Since we know we’re moving in a year, we have a lot to get done. Packing will be a huge job, but before that will be getting rid of everything we don’t want. We keep saying what we don’t want is “mostly everything”, and that we’ll move down to Oregon (hello, my home state!) in a Zen-like moving van filled with nothing but clothes, a few books, and our meditation cushions. I’m trying to hold on to that dream, but stuff just keeps bubbling up.

My Schact ladybug spinning wheel came to me from Greg on my 40th birthday, and enjoyed two solid years of obsessive spinning until I realized that I wasn’t knitting much with anything I spun. I enjoyed the act of spinning, but once the yarn needed plying, soaking, and eventual use being made into something, I tended to wander off. My attention span is measured in millimeters.

Eventually, Greg moved the ladybug down to the basement about a year ago, and there it has lain, forlorn and unkempt, until last night when he brought it back up. I cleaned her off, took the old dusty wool off the bobbins, and went upstairs fishing through storage tubs until I found my old roving.

Would spinning feel the same? Would it still put me instantly into a state of serene bliss?

It did! It was kinda like riding a bike. I asked my hands and feet to do their thing, and they did.

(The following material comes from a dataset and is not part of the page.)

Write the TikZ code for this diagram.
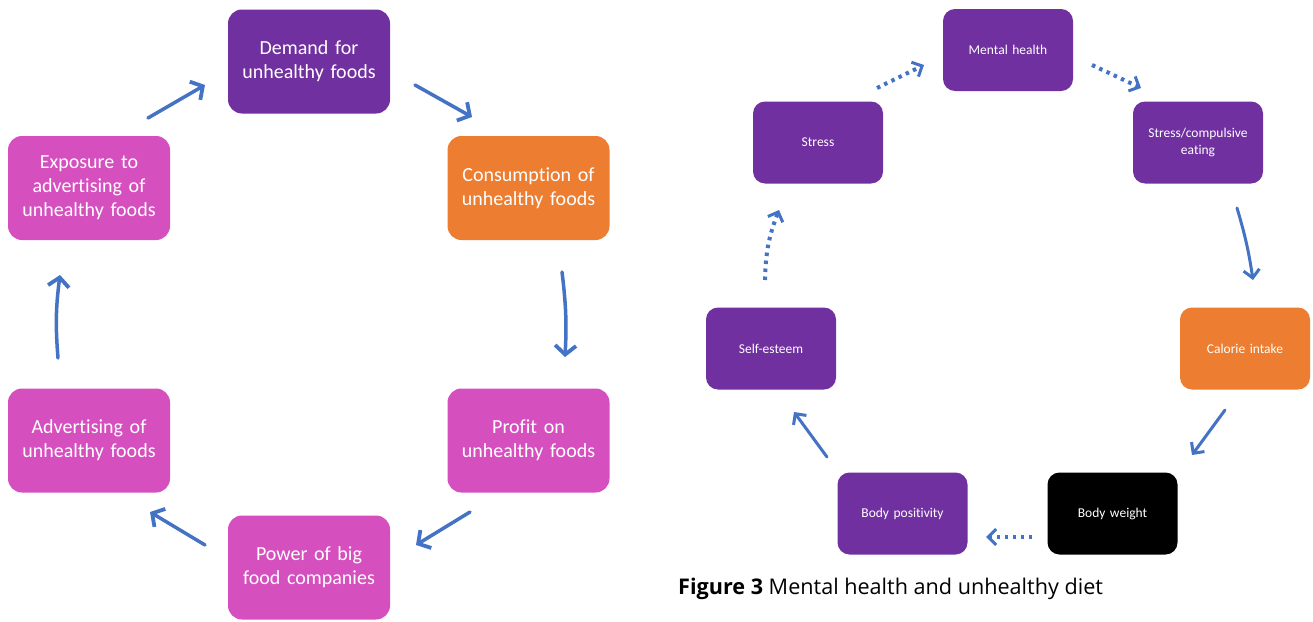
\documentclass[tikz,border=0pt]{standalone}
\usepackage{fontspec}
\setmainfont[Ligatures=NoCommon]{Carlito}
\newfontfamily\capfont{Open Sans}
\usetikzlibrary{arrows.meta,calc}
\definecolor{cpurple}{HTML}{7030A0}
\definecolor{corange}{HTML}{ED7D31}
\definecolor{cpink}{HTML}{D64FBF}
\definecolor{cblue}{HTML}{4472C4}
\begin{document}
\begin{tikzpicture}[x=1pt,y=-1pt,
  bigbox/.style={rounded corners=14pt, minimum width=162pt, minimum height=104pt,
    text width=150pt, align=center, text=white, inner sep=0pt,
    font=\fontsize{20}{24}\selectfont},
  smallbox/.style={rounded corners=12pt, minimum width=130pt, minimum height=82pt,
    text width=122pt, align=center, text=white, inner sep=0pt,
    font=\fontsize{13.5}{17}\selectfont},
  bigarr/.style={cblue, line width=3.5pt, line cap=round,
    -{Straight Barb[length=9pt,width=21pt,line width=3.8pt]}},
  smallarr/.style={cblue, line width=3pt, line cap=round,
    -{Straight Barb[length=8pt,width=16pt,line width=3pt]}},
  dotarr/.style={cblue, line width=4pt, dash pattern=on 3.5pt off 4.5pt,
    -{Straight Barb[length=8pt,width=16pt,line width=3pt]}}
]
\useasboundingbox (0,0) rectangle (1313,621);
\fill[white] (0,0) rectangle (1313,621);

% left diagram
\node[bigbox, fill=cpurple] (dem) at (309,61.5) {Demand for\\unhealthy foods};
\node[bigbox, fill=corange] (con) at (528.5,188) {Consumption of\\unhealthy foods};
\node[bigbox, fill=cpink] (exp) at (89,188) {Exposure to\\advertising of\\unhealthy foods};
\node[bigbox, fill=cpink] (adv) at (89,440.5) {Advertising of\\unhealthy foods};
\node[bigbox, fill=cpink] (pro) at (528.5,440.5) {Profit on\\unhealthy foods};
\node[bigbox, fill=cpink] (pow) at (309,567.5) {Power of big\\food companies};

\draw[bigarr] ($(exp.center)+(59,-70)$) -- ($(dem.center)+(-104,23.5)$);
\draw[bigarr] ($(dem.center)+(106,23.5)$) -- ($(con.center)+(-56.5,-71)$);
\draw[bigarr] ($(con.center)+(33.5,84)$) to[bend left=5] ($(pro.center)+(36.5,-83.5)$);
\draw[bigarr] ($(pro.center)+(-58.5,71.5)$) -- ($(pow.center)+(107,-22.5)$);
\draw[bigarr] ($(pow.center)+(-104,-22.5)$) -- ($(adv.center)+(61,71.5)$);
\draw[bigarr] ($(adv.center)+(-31,-82.5)$) to[bend left=6] ($(exp.center)+(-29,87)$);

% right diagram
\node[smallbox, fill=cpurple] (men) at (1008,50) {Mental health};
\node[smallbox, fill=cpurple] (str) at (818,142.5) {Stress};
\node[smallbox, fill=cpurple] (sce) at (1198,142.5) {Stress/compulsive\\eating};
\node[smallbox, fill=cpurple] (sel) at (771,348.5) {Self-esteem};
\node[smallbox, fill=corange] (cal) at (1245,348.5) {Calorie intake};
\node[smallbox, fill=cpurple] (bpo) at (902.5,513.5) {Body positivity};
\node[smallbox, fill=black] (bwe) at (1112.5,513.5) {Body weight};

\draw[dotarr] ($(str.center)+(59,-54.5)$) -- ($(men.center)+(-84,15)$);
\draw[dotarr] ($(men.center)+(84,15)$) -- ($(sce.center)+(-57,-54.5)$);
\draw[smallarr] ($(sce.center)+(39,65.5)$) to[bend left=4] ($(cal.center)+(8,-68.5)$);
\draw[smallarr] ($(cal.center)+(-20,61.5)$) -- ($(bwe.center)+(79.5,-58.5)$);
\draw[dotarr] ($(bwe.center)+(-80.5,23.5)$) -- ($(bpo.center)+(83.5,23.5)$);
\draw[smallarr] ($(bpo.center)+(-75.5,-56.5)$) -- ($(sel.center)+(23,63.5)$);
\draw[dotarr] ($(sel.center)+(-6,-68.5)$) to[bend left=10] ($(str.center)+(-39,67.5)$);

\node[anchor=base west, inner sep=0pt, font=\capfont\fontsize{21.6}{26}\selectfont] (cap) at (678,594)
  {\textbf{Figure 3} Mental health and unhealthy diet};
\end{tikzpicture}
\end{document}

My yarn wasn’t so hot, the consistency is way off. Thin parts and thick parts are intermingling in less-than-artistic ways. But that’s okay, it didn’t take me long to get good at this last time, hopefully I can find my way back quickly.

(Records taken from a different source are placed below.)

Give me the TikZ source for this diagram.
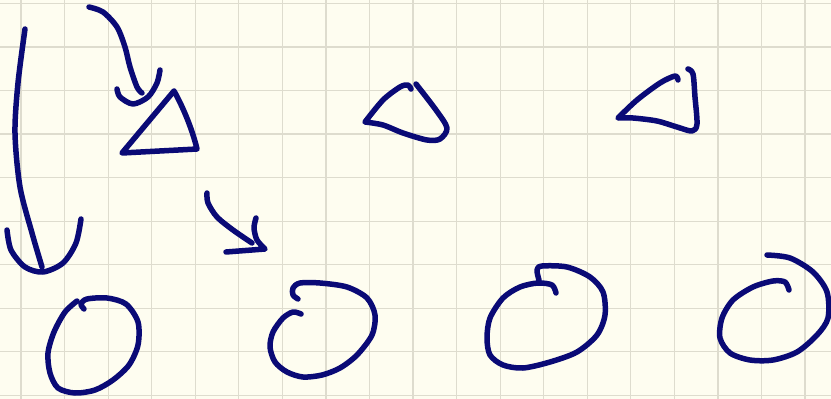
\documentclass[tikz,border=0pt]{standalone}
\usepackage{tikz}
\usetikzlibrary{calc}
\definecolor{paperC}{RGB}{254,253,240}
\definecolor{gridC}{RGB}{222,220,206}
\definecolor{inkC}{RGB}{10,10,118}
\tikzset{
  ink/.style      = {draw=inkC, line width=5.5pt, line cap=round,
                     line join=round},
  gridline/.style = {draw=gridC, line width=1.2pt}
}

\begin{document}
\begin{tikzpicture}[x=1pt, y=-1pt]

  %% ── Paper ─────────────────────────────────────────────────────
  \fill[paperC] (0,0) rectangle (831,399);
  \useasboundingbox (0,0) rectangle (831,399);
  \foreach \gx in {0,...,18}
    \draw[gridline] ({21+43.56*\gx},0) -- ({21+43.56*\gx},399);
  \foreach \gy in {0,...,9}
    \draw[gridline] (0,{3.4+43.56*\gy}) -- (831,{3.4+43.56*\gy});

  %% ── Long arrow (left) ─────────────────────────────────────────
  \draw[ink] plot[smooth] coordinates
    {(25,29) (18,83) (15,133) (20,187) (32,233) (42,267)};
  \draw[ink] plot[smooth] coordinates
    {(7,230) (11,250) (25,267) (43,272) (63,263) (76,243) (81,219)};

  %% ── Arrow into first triangle ─────────────────────────────────
  \draw[ink] plot[smooth] coordinates
    {(89,7) (103,12) (117,27) (125,47) (130,67) (137,87) (142,93)};
  \draw[ink] plot[smooth] coordinates
    {(117,89) (120,97) (133,104) (148,97) (157,83) (160,70)};

  %% ── Triangles ─────────────────────────────────────────────────
  \draw[ink] (174,91) -- (122,153) -- (197,149)
    .. controls (192,128) and (182,105) .. (174,91);
  \draw[ink] plot[smooth] coordinates
    {(411,89) (408,85) (400,87) (383,100) (365,122)}
    -- plot[smooth] coordinates
    {(365,122) (383,125) (403,133) (427,140) (440,139) (447,128)
     (436,110) (416,84)};
  \draw[ink] plot[smooth] coordinates
    {(678,80) (675,76) (660,83) (637,100) (618,118)}
    -- plot[smooth] coordinates
    {(618,118) (633,118) (657,121) (677,127) (692,131) (697,124)
     (695,97) (693,74) (688,69)};

  %% ── Small arrow (middle) ──────────────────────────────────────
  \draw[ink] plot[smooth] coordinates
    {(207,193) (208,203) (217,217) (233,230) (252,243)};
  \draw[ink] plot[smooth] coordinates
    {(256,218) (254,228) (257,240) (265,249)} -- (226,252);

  %% ── Circles ───────────────────────────────────────────────────
  \draw[ink] plot[smooth] coordinates
    {(84,309) (81,304) (87,299) (107,298) (126,304) (138,322) (138,345)
     (129,365) (113,380) (95,390) (75,393) (58,388) (50,373) (48,353)
     (54,332) (65,312) (77,301)};
  \draw[ink] plot[smooth] coordinates
    {(301,314) (293,312) (283,318) (273,332) (270,347) (275,362)
     (287,372) (303,377) (322,375) (340,368) (357,355) (372,335)
     (375,315) (367,298) (347,287) (320,283) (300,283) (293,288)
     (293,295) (298,299)};
  \draw[ink] plot[smooth] coordinates
    {(539,280) (537,270) (542,266) (567,267) (590,277) (603,292)
     (605,315) (597,335) (577,352) (550,362) (523,368) (503,365)
     (490,355) (487,338) (490,318) (503,298) (520,287) (538,283)
     (552,285) (556,293)};
  \draw[ink] plot[smooth] coordinates
    {(767,255) (790,258) (813,272) (827,292) (828,318) (817,335)
     (797,352) (773,360) (750,360) (730,353) (720,338) (722,318)
     (733,300) (753,287) (773,281) (785,282) (789,290)};

\end{tikzpicture}
\end{document}
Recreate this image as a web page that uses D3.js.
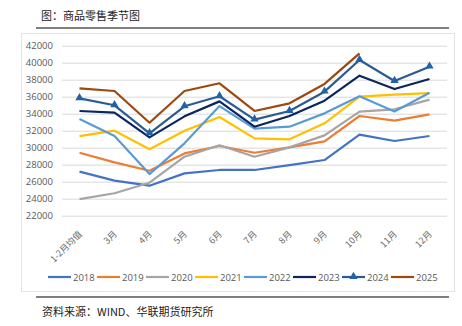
<!DOCTYPE html>
<html>
<head>
<meta charset="utf-8">
<script src="https://cdn.jsdelivr.net/npm/d3@7"></script>
<style>
  body { margin: 0; background: #fff; }
  svg { display: block; }
</style>
</head>
<body>
<svg id="chart"></svg>
<script>
// data
const months = ['1-2月均值', '3月', '4月', '5月', '6月', '7月', '8月', '9月', '10月', '11月', '12月'];
const years = ['2018', '2019', '2020', '2021', '2022', '2023', '2024', '2025'];
const v2018 = [27180, 26120, 25530, 26980, 27380, 27380, 27960, 28550, 31530, 30790, 31380];
const v2019 = [29410, 28280, 27290, 29330, 30200, 29410, 30040, 30750, 33730, 33180, 33930];
const v2020 = [23960, 24640, 25880, 28940, 30280, 28940, 30040, 31450, 34240, 34520, 35650];
const v2021 = [31370, 32000, 29810, 32000, 33610, 31100, 30990, 32870, 36000, 36240, 36430];
const v2022 = [33370, 31380, 26900, 30510, 34900, 32240, 32470, 34040, 36050, 34270, 36470];
const v2023 = [34320, 34120, 31220, 33690, 35450, 32470, 33730, 35530, 38470, 36900, 38080];
const v2024 = [35810, 34990, 31690, 34870, 36050, 33300, 34320, 36590, 40320, 37850, 39530];
const v2025 = [36990, 36670, 32940, 36670, 37580, 34320, 35220, 37500, 41100];
const yTicks = d3.range(22000, 42001, 2000);

const seriesValues = [v2018, v2019, v2020, v2021, v2022, v2023, v2024, v2025];
const colors = ['#4472C4', '#ED7D31', '#A5A5A5', '#FFC000', '#5B9BD5', '#0B2560', '#2B5B92', '#9E480E'];

// drawing constants
const W = 462, H = 326;
const PLOT = { left: 62, right: 447, top: 45.7, bottom: 215.7 };
const CJK = '"Noto Sans CJK SC", sans-serif';

const svg = d3.select('#chart').attr('width', W).attr('height', H);

// title + rules
svg.append('text')
  .attr('x', 41).attr('y', 20)
  .attr('font-family', CJK).attr('font-size', 11).attr('fill', '#222')
  .text('图：商品零售季节图');
svg.append('line')
  .attr('x1', 36).attr('x2', 449).attr('y1', 28).attr('y2', 28)
  .attr('stroke', '#555').attr('stroke-width', 1.5);

// chart frame
svg.append('rect')
  .attr('x', 21.5).attr('y', 33.5).attr('width', 433).attr('height', 258)
  .attr('fill', '#fff').attr('stroke', '#e3e3e3');

svg.append('line')
  .attr('x1', 36).attr('x2', 449).attr('y1', 297).attr('y2', 297)
  .attr('stroke', '#555').attr('stroke-width', 1.5);
svg.append('text')
  .attr('x', 42).attr('y', 316)
  .attr('font-family', CJK).attr('font-size', 11).attr('fill', '#222')
  .text('资料来源：WIND、华联期货研究所');

// scales
const x = d3.scaleBand().domain(months).range([PLOT.left, PLOT.right]);
const y = d3.scaleLinear().domain([22000, 42000]).range([PLOT.bottom, PLOT.top]);
const cx = m => x(m) + x.bandwidth() / 2;

// y axis with gridlines
const yAxis = svg.append('g')
  .attr('transform', `translate(${PLOT.left},0)`)
  .call(d3.axisLeft(y).tickValues(yTicks).tickFormat(d3.format('d'))
    .tickSize(-(PLOT.right - PLOT.left)).tickPadding(9));
yAxis.select('.domain').remove();
yAxis.selectAll('line').attr('stroke', '#d9d9d9');
yAxis.selectAll('text')
  .attr('fill', '#595959').attr('font-size', 9.5).attr('font-family', '"Open Sans", sans-serif');

// x axis, rotated labels
const xAxis = svg.append('g')
  .attr('transform', `translate(0,${PLOT.bottom})`)
  .call(d3.axisBottom(x).tickSize(0).tickPadding(0));
xAxis.select('.domain').remove();
xAxis.selectAll('text')
  .attr('fill', '#6b6b6b').attr('font-size', 9).attr('font-family', CJK)
  .attr('text-anchor', 'end')
  .attr('dy', 0)
  .attr('transform', 'translate(3,19) rotate(-45)');

// lines
const line = d3.line()
  .x((d, i) => cx(months[i]))
  .y(d => y(d));

seriesValues.forEach((vals, k) => {
  svg.append('path')
    .datum(vals)
    .attr('fill', 'none')
    .attr('stroke', colors[k])
    .attr('stroke-width', 2.2)
    .attr('stroke-linejoin', 'round')
    .attr('d', line);
});

// triangle markers for 2024
const tri = d3.symbol().type(d3.symbolTriangle).size(30);
svg.append('g').selectAll('path')
  .data(v2024)
  .join('path')
  .attr('d', tri)
  .attr('fill', '#1F62A8')
  .attr('transform', (d, i) => `translate(${cx(months[i])},${y(d) - 0.5})`);

// legend
const legend = svg.append('g').attr('transform', 'translate(48,277)');
years.forEach((yr, k) => {
  const g = legend.append('g').attr('transform', `translate(${k * 49},0)`);
  g.append('line')
    .attr('x1', 0).attr('x2', 23).attr('y1', 0).attr('y2', 0)
    .attr('stroke', colors[k]).attr('stroke-width', 2.2);
  if (yr === '2024') {
    g.append('path').attr('d', tri).attr('fill', '#1F62A8')
      .attr('transform', 'translate(11.5,-0.5)');
  }
  g.append('text')
    .attr('x', 25).attr('y', 3.5)
    .attr('font-size', 9.5).attr('fill', '#595959')
    .attr('font-family', '"Open Sans", sans-serif')
    .text(yr);
});
</script>
</body>
</html>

When Zoe was a puppy, she found my threader and chewed that sucker right up. But it still works!

I’d been wondering if I could take “spinning” off my list of hobbies, since I hadn’t done it in awhile, and wouldn’t it be nice to have more room on the moving truck? Too late. I’m sucked back in, this hobby is fun. I don’t think anyone with an anxiety disorder should be denied anything that relaxes them, and this falls under that category. Of course by that logic I could make a case for acquiring more puppies. Maybe a large harp. I might want to rethink this.

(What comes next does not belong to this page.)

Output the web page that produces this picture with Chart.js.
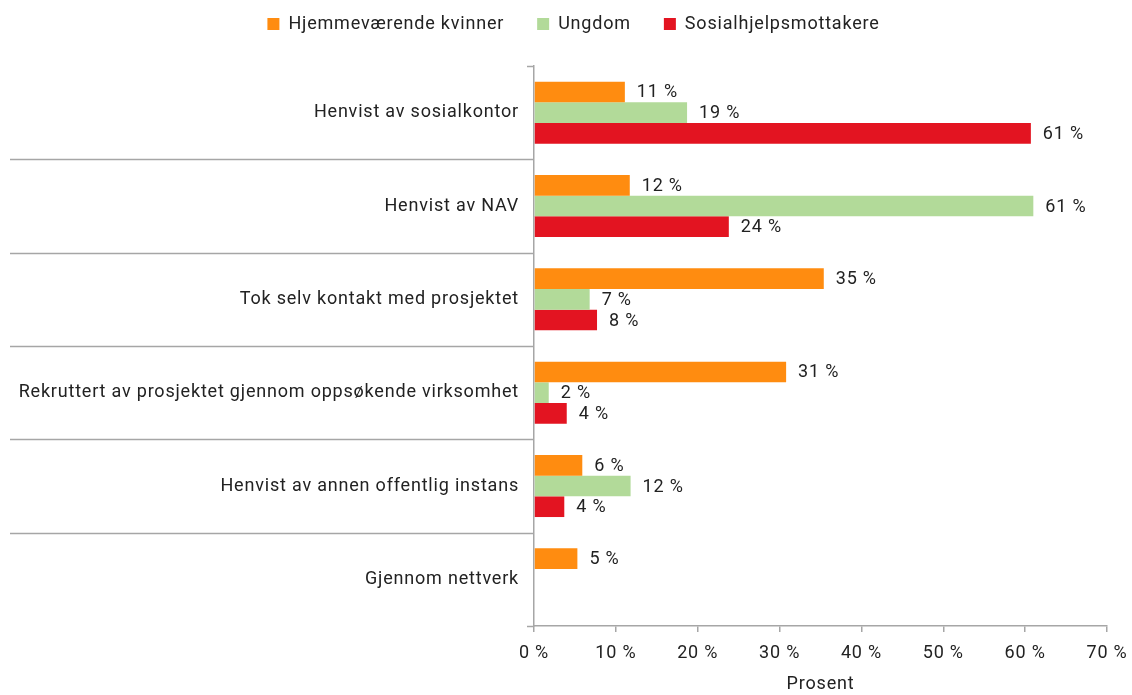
<!DOCTYPE html>
<html>
<head>
<meta charset="utf-8">
<script src="https://cdn.jsdelivr.net/npm/chart.js@4/dist/chart.umd.min.js"></script>
<style>
  body { margin: 0; background: #fff; }
  #wrap { width: 1132px; height: 695px; }
</style>
</head>
<body>
<div id="wrap"><canvas id="chart" width="1132" height="695"></canvas></div>
<script>
var categories = [
  'Henvist av sosialkontor',
  'Henvist av NAV',
  'Tok selv kontakt med prosjektet',
  'Rekruttert av prosjektet gjennom oppsøkende virksomhet',
  'Henvist av annen offentlig instans',
  'Gjennom nettverk'
];
var seriesNames = ['Hjemmeværende kvinner', 'Ungdom', 'Sosialhjelpsmottakere'];
var kvinner = [11.1, 11.7, 35.4, 30.8, 5.9, 5.3];
var ungdom = [18.7, 61.0, 6.8, 1.8, 11.8, null];
var sosial = [60.7, 23.8, 7.7, 4.0, 3.7, null];
var xTicks = [0, 10, 20, 30, 40, 50, 60, 70];

var colors = ['#ff8c10', '#b2da99', '#e31421'];
var axisColor = '#a6a6a6';
var textColor = '#222222';
var fontFamily = 'Roboto, "Noto Sans", sans-serif';
var fontSize = 18;

// a little letter spacing on every text, also while measuring
var spacing = {
  id: 'spacing',
  beforeUpdate: function(chart) { chart.ctx.letterSpacing = '0.8px'; },
  beforeDraw: function(chart) { chart.ctx.letterSpacing = '0.8px'; }
};

// fixed legend height, and the legend nudged a bit right and up
var legendTweak = {
  id: 'legendTweak',
  afterInit: function(chart) {
    var lg = chart.legend;
    if (!lg) return;
    var fit = lg.fit;
    var draw = lg.draw;
    lg.fit = function() {
      fit.call(this);
      this.height = 66;
    };
    lg.draw = function() {
      var l = this.left, t = this.top;
      this.left = l + 30;
      this.top = t - 18;
      draw.call(this);
      this.left = l;
      this.top = t;
    };
  }
};

// separator lines between the categories, reaching into the label area
var separators = {
  id: 'separators',
  afterDraw: function(chart) {
    var y = chart.scales.y;
    var ctx = chart.ctx;
    var n = categories.length;
    var step = (y.getPixelForValue(1) - y.getPixelForValue(0));
    ctx.save();
    ctx.strokeStyle = axisColor;
    ctx.lineWidth = 1.5;
    for (var i = 0; i <= n; i++) {
      var py = Math.round(y.getPixelForValue(i) - step / 2) + 0.5;
      var x0 = (i === 0 || i === n) ? y.right - 7 : 10;
      ctx.beginPath();
      ctx.moveTo(x0, py);
      ctx.lineTo(y.right, py);
      ctx.stroke();
    }
    ctx.restore();
  }
};

// value labels at the end of each bar
var valueLabels = {
  id: 'valueLabels',
  afterDatasetsDraw: function(chart) {
    var ctx = chart.ctx;
    ctx.save();
    ctx.font = fontSize + 'px ' + fontFamily;
    ctx.fillStyle = textColor;
    ctx.textAlign = 'left';
    ctx.textBaseline = 'middle';
    chart.data.datasets.forEach(function(ds, di) {
      var meta = chart.getDatasetMeta(di);
      meta.data.forEach(function(bar, i) {
        var v = ds.data[i];
        if (v === null || v === undefined) return;
        ctx.fillText(Math.round(v) + ' %', bar.x + 12, bar.y + 1);
      });
    });
    ctx.restore();
  }
};

var ctx = document.getElementById('chart');
var chart = new Chart(ctx, {
  type: 'bar',
  data: {
    labels: categories,
    datasets: [
      { label: seriesNames[0], data: kvinner, backgroundColor: colors[0] },
      { label: seriesNames[1], data: ungdom, backgroundColor: colors[1] },
      { label: seriesNames[2], data: sosial, backgroundColor: colors[2] }
    ]
  },
  options: {
    responsive: false,
    animation: false,
    indexAxis: 'y',
    categoryPercentage: 0.665,
    barPercentage: 1.0,
    layout: { padding: { left: 10, right: 25, top: 0, bottom: 0 } },
    plugins: {
      legend: {
        position: 'top',
        labels: {
          boxWidth: 12,
          boxHeight: 12,
          padding: 33,
          color: textColor,
          font: { family: fontFamily, size: fontSize }
        }
      },
      tooltip: { enabled: false }
    },
    scales: {
      x: {
        min: 0,
        max: 70,
        afterBuildTicks: function(scale) {
          scale.ticks = xTicks.map(function(v) { return { value: v }; });
        },
        afterFit: function(scale) {
          scale.height = 69;
          scale.paddingLeft = 0;
          scale.paddingRight = 0;
        },
        border: { display: true, color: axisColor, width: 1.5 },
        grid: { drawOnChartArea: false, drawTicks: true, tickLength: 6, color: axisColor, lineWidth: 1.5 },
        ticks: {
          padding: 11,
          color: textColor,
          font: { family: fontFamily, size: fontSize },
          callback: function(v) { return v + ' %'; }
        },
        title: {
          display: true,
          text: 'Prosent',
          color: textColor,
          font: { family: fontFamily, size: fontSize },
          padding: { top: 6, bottom: 0 }
        }
      },
      y: {
        afterFit: function(scale) { scale.width = 524; },
        border: { display: true, color: axisColor, width: 1.5 },
        grid: { display: false, drawTicks: false },
        ticks: {
          padding: 15,
          color: textColor,
          font: { family: fontFamily, size: fontSize }
        }
      }
    }
  },
  plugins: [spacing, legendTweak, separators, valueLabels]
});
</script>
</body>
</html>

Either way, I think spinning is staying for awhile. I’ve been telling myself, “Just until I spin the last of my roving.” Sure. Right. I’ll just never buy roving again. This could work.


  1. E. says:

    Hah, I know the feeling. Inevitably you will get rid of some things and later wish you hadn’t. My trick was to ask the question – does it cost more to store it / ship it than it would to replace it? Is it unique? If the answer is yes to the first and no to the second its a candidate for purging.
    I wonder if a drop spindle would be as soothing? It certainly takes up a lot less space. Either that or find a wool buddy who likes the next steps in the process.

    • Sewbiwan says:

      Yep, I’m already using that question with lots of things. For many things it works wonderfully. For the wheel, the cost is high and I wouldn’t likely buy one again, but neither do I find the drop spindle to be that fulfilling (I did that for many years before the wheel). As long as the wheel is making me happy, I’ll keep it around. It isn’t that big, for which I’m grateful.